Андрея перевезли в палату только на третий день. Теперь буканьеры топтались в холле четвертого этажа, ожидая, когда кому-нибудь из них разрешат навестить Городецкого.
— Кто из вас Вацлав? — спросила миловидная миниатюрная медсестра, выпорхнувшая из палаты. При виде этих троих огромных мужчин, на которых никак не желали сходиться халаты, она невольно заулыбалась.
— Вацлав — я, — шагнул вперед один из них. Она, будто желая убедиться в этом, внимательно оглядела его и ткнула в грудь пальцем. — Там врач, — сказала она, — если вы позволите себе лишнее, он вас сейчас же выпроводит. Больному еще трудно дышать, тем более говорить. Как только врач скажет — «всё», немедленно уходить. Понятно?

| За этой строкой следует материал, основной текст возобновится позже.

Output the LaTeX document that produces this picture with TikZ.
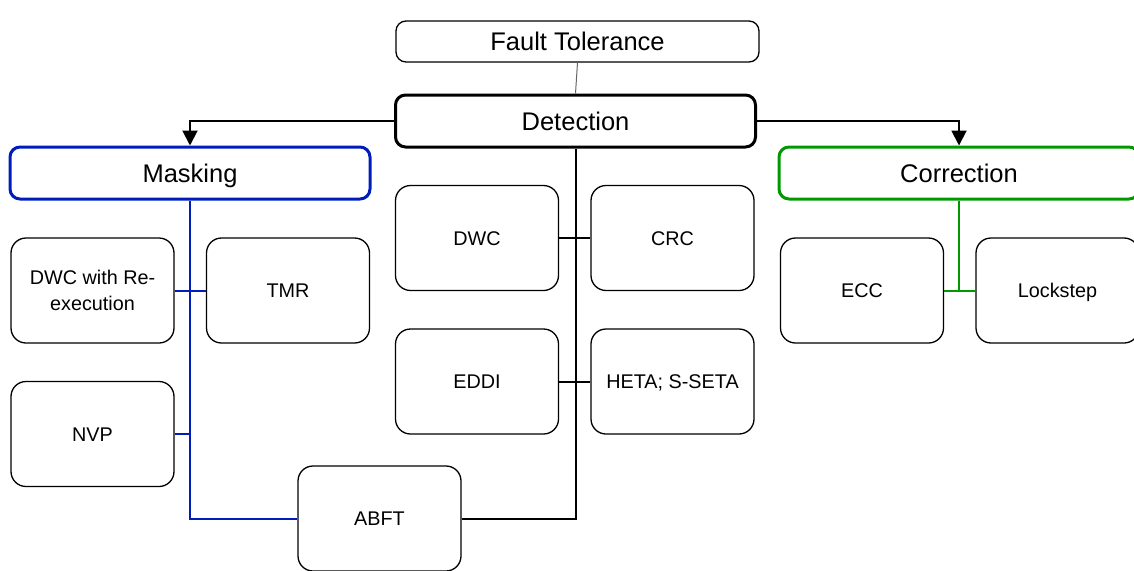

Хотя приглашали в палату только Крыла, они дружно кивнули. Вацлав, которого все эти дни терзало слово «реанимация», ожидал увидеть Бог знает что. Андрей, бледный, осунувшийся, но чисто выбритый, улыбался и, к радостному удивлению Вацлава, вполне походил на того Городецкого, которого он привык видеть. Крыл осторожно присел на стул, всматриваясь в хитрые, поблескивающие веселыми искрами глаза.